To my tu teraz będziemy mieszkać? Koniec remontu kuchni w Bronowie.
W Bronowie wielkie poruszenie. Agnieszka i Jarek Rogalscy – znani z programu Rolnicy. Podlasie – właśnie kończą długo wyczekiwany remont kuchni. Prace trwały niemal miesiąc, ale efekt przeszedł ich najśmielsze oczekiwania. W nowej przestrzeni szykują się do parapetówki. A jak to u znanych małżonków – nie brakuje przy tym humoru, zamieszania i podlaskiej energii.
Kiedy ekipa kończyła ostatnie prace, gospodarze uznali, że czas rozłożyć stół – symbol każdej parapetówki.
– Ten stół nie był rozkładany 20 lat, aż musieliśmy ścianę wywalić w domu, żeby go rozłożyć. Bo my z piwnicy teraz przeprowadzamy się na górę. Wychodzimy z podziemia jak te krety – śmieje się Jarosław.
Remont kuchni był dla Agnieszki marzeniem od dawna.
– O tym, żeby wyremontować kuchnię, marzyłam od samego początku. Kuchnię mieliśmy bardzo małą. Teraz rozwaliliśmy dwie ściany i mamy kuchnię z jadalnią i z salonem – tłumaczy.
Zmiany są imponujące.
– Ja dużo gotuję, bardzo lubię. No i ten piąty palnik w kuchni… Jarek mówi, że cztery były w zestawie, a piąty gratis – śmieje się Agnieszka.
Choć małżonkowie planowali remont od dawna, decyzja zapadła w zasadzie z dnia na dzień. Całość zajęła około miesiąca.
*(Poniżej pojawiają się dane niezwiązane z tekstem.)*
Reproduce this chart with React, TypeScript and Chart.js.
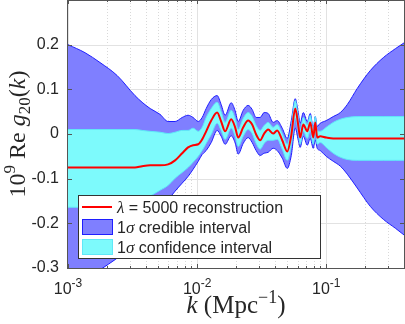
import React, { useEffect, useRef } from 'react';
import { Chart, registerables } from 'chart.js';

Chart.register(...registerables);

// k (Mpc^-1)
const kValues = [
  0.001, 0.001355, 0.00177, 0.0024, 0.0033, 0.00375, 0.00433, 0.00516, 0.00596, 0.00675,
  0.00766, 0.00851, 0.00931, 0.0102, 0.01094, 0.01175, 0.01286, 0.01429, 0.01535, 0.01648,
  0.01835, 0.0197, 0.0208, 0.02275, 0.02483, 0.02667, 0.02864, 0.03076, 0.03304, 0.03548,
  0.03882, 0.04169, 0.0456, 0.0499, 0.0536, 0.0575, 0.0607, 0.0628, 0.0664, 0.0713,
  0.0752, 0.0793, 0.0822, 0.0851, 0.0897, 0.1, 0.1132, 0.1285, 0.1456, 0.1738,
  0.2193, 0.2767, 0.343, 0.4,
];

// lambda = 5000 reconstruction
const reconstruction = [
  -0.075, -0.075, -0.075, -0.075, -0.075, -0.072, -0.07, -0.07, -0.068, -0.059,
  -0.043, -0.03, -0.025, -0.023, -0.012, 0.006, 0.03, 0.048, 0.028, 0.006,
  0.033, 0.015, -0.008, 0.015, 0.03, 0.021, -0.001, -0.014, 0.001, 0.01,
  0.001, 0.008, -0.014, -0.039, -0.003, 0.057, 0.019, -0.008, 0.021, 0.006,
  0.026, -0.008, 0.026, -0.008, -0.005, -0.008, -0.01, -0.01, -0.01, -0.01,
  -0.01, -0.01, -0.01, -0.01,
];

// 1 sigma confidence interval
const confidenceUpper = [
  0.01, 0.01, 0.01, 0.01, 0.01, 0.008, 0.006, 0.004, 0.001, 0.004,
  0.008, 0.008, 0.013, 0.006, 0.015, 0.037, 0.057, 0.071, 0.05, 0.026,
  0.053, 0.035, 0.01, 0.035, 0.048, 0.039, 0.019, 0.008, 0.019, 0.026,
  0.015, 0.021, 0.001, -0.023, 0.017, 0.075, 0.037, 0.008, 0.037, 0.021,
  0.042, 0.008, 0.039, 0.008, 0.006, 0.015, 0.026, 0.033, 0.037, 0.039,
  0.039, 0.039, 0.039, 0.039,
];
const confidenceLower = [
  -0.164, -0.164, -0.164, -0.164, -0.159, -0.15, -0.139, -0.126, -0.115, -0.099,
  -0.086, -0.075, -0.063, -0.05, -0.037, -0.021, -0.001, 0.024, 0.008, -0.012,
  0.013, -0.005, -0.028, -0.005, 0.01, 0.001, -0.021, -0.034, -0.021, -0.014,
  -0.014, -0.012, -0.034, -0.059, -0.025, 0.035, 0.004, -0.023, 0.006, -0.01,
  0.008, -0.023, 0.008, -0.023, -0.019, -0.03, -0.043, -0.052, -0.057, -0.059,
  -0.059, -0.059, -0.059, -0.059,
];

// 1 sigma credible interval
const credibleUpper = [
  0.2, 0.182, 0.16, 0.131, 0.086, 0.071, 0.057, 0.044, 0.028, 0.028,
  0.037, 0.042, 0.037, 0.028, 0.037, 0.057, 0.077, 0.086, 0.066, 0.042,
  0.07, 0.052, 0.028, 0.053, 0.064, 0.055, 0.037, 0.037, 0.048, 0.046,
  0.026, 0.03, 0.013, -0.01, 0.03, 0.079, 0.048, 0.024, 0.048, 0.028,
  0.046, 0.013, 0.039, 0.017, 0.024, 0.03, 0.039, 0.048, 0.066, 0.102,
  0.142, 0.171, 0.191, 0.204,
];
const credibleLower = [
  -0.35, -0.327, -0.304, -0.278, -0.244, -0.224, -0.202, -0.175, -0.148, -0.128,
  -0.11, -0.095, -0.079, -0.061, -0.046, -0.037, -0.019, 0.008, -0.005, -0.023,
  -0.004, -0.02, -0.045, -0.021, -0.008, -0.019, -0.037, -0.048, -0.043, -0.041,
  -0.032, -0.037, -0.054, -0.077, -0.048, 0.013, -0.014, -0.03, -0.005, -0.025,
  -0.01, -0.032, -0.014, -0.032, -0.037, -0.05, -0.061, -0.072, -0.09, -0.121,
  -0.162, -0.191, -0.211, -0.226,
];

const yGridValues = [-0.2, -0.1, 0, 0.1, 0.2];
const xDecades = [0.001, 0.01, 0.1];
const xTickExponents = ['-3', '-2', '-1'];
const minorMultipliers = [2, 3, 4, 5, 6, 7, 8, 9];
const legendLabels = ['λ = 5000 reconstruction', '1σ credible interval', '1σ confidence interval'];

const SANS = '"Liberation Sans", Arial, Helvetica, sans-serif';
const SERIF = '"Liberation Serif", "Times New Roman", serif';
const TEXT = '#262626';
const AXIS = '#555555';
const BLUE_FILL = 'rgb(127,127,255)';
const BLUE_EDGE = 'rgb(30,30,255)';
const CYAN_FILL = 'rgb(125,250,252)';
const CYAN_EDGE = 'rgb(95,232,248)';
const RED = 'rgb(255,0,0)';

type Part = { t: string; f: string; dy?: number };

function richWidth(ctx: CanvasRenderingContext2D, parts: Part[]) {
  let w = 0;
  for (const p of parts) {
    ctx.font = p.f;
    w += ctx.measureText(p.t).width;
  }
  return w;
}

function drawRich(ctx: CanvasRenderingContext2D, parts: Part[], x: number, y: number) {
  let cx = x;
  for (const p of parts) {
    ctx.font = p.f;
    ctx.fillText(p.t, cx, y + (p.dy || 0));
    cx += ctx.measureText(p.t).width;
  }
}

function legendParts(label: string): Part[] {
  return label
    .split(/([λσ])/)
    .filter((s) => s.length > 0)
    .map((s) => (s === 'λ' || s === 'σ' ? { t: s, f: `italic 17px ${SERIF}` } : { t: s, f: `16px ${SANS}` }));
}

const decorPlugin = {
  id: 'decor',
  beforeDatasetsDraw(chart: any) {
    const { ctx, chartArea: a, scales } = chart;
    const xs = scales.x;
    const ys = scales.y;
    ctx.save();
    ctx.lineWidth = 1;
    // minor dotted x grid
    ctx.strokeStyle = '#d9d9d9';
    ctx.setLineDash([1, 2]);
    for (const d of xDecades) {
      for (const m of minorMultipliers) {
        const v = m * d;
        if (v > xs.max) continue;
        const px = Math.round(xs.getPixelForValue(v)) + 0.5;
        ctx.beginPath();
        ctx.moveTo(px, a.top);
        ctx.lineTo(px, a.bottom);
        ctx.stroke();
      }
    }
    ctx.setLineDash([]);
    ctx.strokeStyle = '#e2e2e2';
    for (const d of xDecades) {
      const px = Math.round(xs.getPixelForValue(d)) + 0.5;
      ctx.beginPath();
      ctx.moveTo(px, a.top);
      ctx.lineTo(px, a.bottom);
      ctx.stroke();
    }
    for (const v of yGridValues) {
      const py = Math.round(ys.getPixelForValue(v)) + 0.5;
      ctx.beginPath();
      ctx.moveTo(a.left, py);
      ctx.lineTo(a.right, py);
      ctx.stroke();
    }
    ctx.restore();
  },
  afterDraw(chart: any) {
    const { ctx, chartArea: a, scales } = chart;
    const xs = scales.x;
    const ys = scales.y;
    ctx.save();
    ctx.lineWidth = 1;
    ctx.strokeStyle = AXIS;
    ctx.setLineDash([]);
    // frame
    ctx.strokeRect(a.left - 0.5, a.top + 0.5, a.right - a.left + 1, a.bottom - a.top);
    // y ticks
    ctx.beginPath();
    for (const v of yGridValues) {
      const py = Math.round(ys.getPixelForValue(v)) + 0.5;
      ctx.moveTo(a.left, py);
      ctx.lineTo(a.left + 4, py);
      ctx.moveTo(a.right, py);
      ctx.lineTo(a.right - 4, py);
    }
    // x ticks
    for (const d of xDecades) {
      const px = Math.round(xs.getPixelForValue(d)) + 0.5;
      ctx.moveTo(px, a.bottom);
      ctx.lineTo(px, a.bottom - 4);
      ctx.moveTo(px, a.top);
      ctx.lineTo(px, a.top + 4);
      for (const m of minorMultipliers) {
        const v = m * d;
        if (v > xs.max) continue;
        const qx = Math.round(xs.getPixelForValue(v)) + 0.5;
        ctx.moveTo(qx, a.bottom);
        ctx.lineTo(qx, a.bottom - 2);
        ctx.moveTo(qx, a.top);
        ctx.lineTo(qx, a.top + 2);
      }
    }
    ctx.stroke();

    // x tick labels
    ctx.fillStyle = TEXT;
    ctx.textBaseline = 'alphabetic';
    ctx.textAlign = 'left';
    xDecades.forEach((d, i) => {
      const parts: Part[] = [
        { t: '10', f: `16px ${SANS}` },
        { t: xTickExponents[i], f: `12px ${SANS}`, dy: -7 },
      ];
      const w = richWidth(ctx, parts);
      const px = xs.getPixelForValue(d);
      drawRich(ctx, parts, px - w / 2, 294);
    });

    // x title
    const xParts: Part[] = [
      { t: 'k', f: `italic 25px ${SERIF}` },
      { t: ' (Mpc', f: `25px ${SERIF}` },
      { t: '−1', f: `18px ${SERIF}`, dy: -10 },
      { t: ')', f: `25px ${SERIF}` },
    ];
    const xw = richWidth(ctx, xParts);
    drawRich(ctx, xParts, (a.left + a.right) / 2 - xw / 2, 313);

    // y title
    const yParts: Part[] = [
      { t: '10', f: `24px ${SERIF}` },
      { t: '9', f: `17px ${SERIF}`, dy: -10 },
      { t: ' Re ', f: `24px ${SERIF}` },
      { t: 'g', f: `italic 24px ${SERIF}` },
      { t: '20', f: `17px ${SERIF}`, dy: 5 },
      { t: '(', f: `24px ${SERIF}` },
      { t: 'k', f: `italic 24px ${SERIF}` },
      { t: ')', f: `24px ${SERIF}` },
    ];
    const yw = richWidth(ctx, yParts);
    ctx.save();
    ctx.translate(25, (a.top + a.bottom) / 2);
    ctx.rotate(-Math.PI / 2);
    drawRich(ctx, yParts, -yw / 2, 0);
    ctx.restore();

    // legend
    const lx = a.left + 10;
    const ly = a.bottom - 73;
    const lw = 242;
    const lh = 63;
    ctx.fillStyle = '#ffffff';
    ctx.fillRect(lx, ly, lw, lh);
    ctx.strokeStyle = '#333333';
    ctx.strokeRect(lx + 0.5, ly + 0.5, lw, lh);
    // row 1: red line
    ctx.strokeStyle = RED;
    ctx.lineWidth = 2;
    ctx.beginPath();
    ctx.moveTo(lx + 4, ly + 12);
    ctx.lineTo(lx + 34, ly + 12);
    ctx.stroke();
    // row 2: blue patch
    ctx.lineWidth = 1;
    ctx.fillStyle = BLUE_FILL;
    ctx.fillRect(lx + 4.5, ly + 24.5, 30, 15);
    ctx.strokeStyle = BLUE_EDGE;
    ctx.strokeRect(lx + 4.5, ly + 24.5, 30, 15);
    // row 3: cyan patch
    ctx.fillStyle = CYAN_FILL;
    ctx.fillRect(lx + 4.5, ly + 44.5, 30, 15);
    ctx.strokeStyle = CYAN_EDGE;
    ctx.strokeRect(lx + 4.5, ly + 44.5, 30, 15);
    ctx.fillStyle = TEXT;
    legendLabels.forEach((label, i) => {
      drawRich(ctx, legendParts(label), lx + 39, ly + 18 + i * 20);
    });
    ctx.restore();
  },
};

export default function App() {
  const canvasRef = useRef<HTMLCanvasElement | null>(null);

  useEffect(() => {
    const canvas = canvasRef.current;
    if (!canvas) return;
    const pts = (arr: number[]) => kValues.map((k, i) => ({ x: k, y: arr[i] }));
    const chart = new Chart(canvas, {
      type: 'line',
      data: {
        datasets: [
          {
            label: legendLabels[0],
            data: pts(reconstruction),
            borderColor: RED,
            borderWidth: 2,
            pointRadius: 0,
            fill: false,
            cubicInterpolationMode: 'monotone',
          },
          {
            label: 'confidence upper',
            data: pts(confidenceUpper),
            borderColor: CYAN_EDGE,
            borderWidth: 1,
            pointRadius: 0,
            fill: false,
            cubicInterpolationMode: 'monotone',
          },
          {
            label: legendLabels[2],
            data: pts(confidenceLower),
            borderColor: CYAN_EDGE,
            backgroundColor: CYAN_FILL,
            borderWidth: 1,
            pointRadius: 0,
            fill: '-1',
            cubicInterpolationMode: 'monotone',
          },
          {
            label: 'credible upper',
            data: pts(credibleUpper),
            borderColor: BLUE_EDGE,
            borderWidth: 1,
            pointRadius: 0,
            fill: false,
            cubicInterpolationMode: 'monotone',
          },
          {
            label: legendLabels[1],
            data: pts(credibleLower),
            borderColor: BLUE_EDGE,
            backgroundColor: BLUE_FILL,
            borderWidth: 1,
            pointRadius: 0,
            fill: '-1',
            cubicInterpolationMode: 'monotone',
          },
        ],
      },
      options: {
        responsive: false,
        animation: false,
        devicePixelRatio: 1,
        layout: { padding: { top: 0, right: 1, left: 0, bottom: 0 } },
        plugins: {
          legend: { display: false },
          tooltip: { enabled: false },
        },
        scales: {
          x: {
            type: 'logarithmic',
            min: 0.001,
            max: 0.4,
            grid: { display: false },
            border: { display: false },
            ticks: { display: false },
            afterFit: (s: any) => {
              s.height = 56;
              s.paddingLeft = 0;
              s.paddingRight = 0;
            },
          },
          y: {
            type: 'linear',
            min: -0.3,
            max: 0.3,
            grid: { display: false, drawTicks: false },
            border: { display: false },
            ticks: {
              stepSize: 0.1,
              autoSkip: false,
              padding: 9,
              color: TEXT,
              font: { size: 16, family: '"Liberation Sans", Arial, sans-serif' },
              callback: (v: any) => {
                const n = Number(v);
                if (Math.abs(n - 0.3) < 1e-9) return '';
                return String(Number(n.toFixed(1)));
              },
            },
            afterFit: (s: any) => {
              s.width = 68;
              s.paddingTop = 0;
              s.paddingBottom = 0;
            },
          },
        },
      } as any,
      plugins: [decorPlugin],
    });
    return () => chart.destroy();
  }, []);

  return (
    <div style={{ position: 'fixed', left: 0, top: 0, width: 405, height: 324, background: '#fff' }}>
      <canvas ref={canvasRef} width={405} height={324} style={{ display: 'block' }} />
    </div>
  );
}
W tym czasie powstała zupełnie nowa część domu – przestronna, jasna i dostosowana do potrzeb rodziny.
– Myślę, że warto było tyle czasu czekać. To duża inwestycja, ale też duża radość – mówi Agnieszka.
Czas na parapetówkę
– Jeszcze dwie godziny mam, wszystko zdążę zrobić. Idziemy obrządzać i będziemy się „parapecić”. Grunt, żeby parapety były! – kończy gospodyni.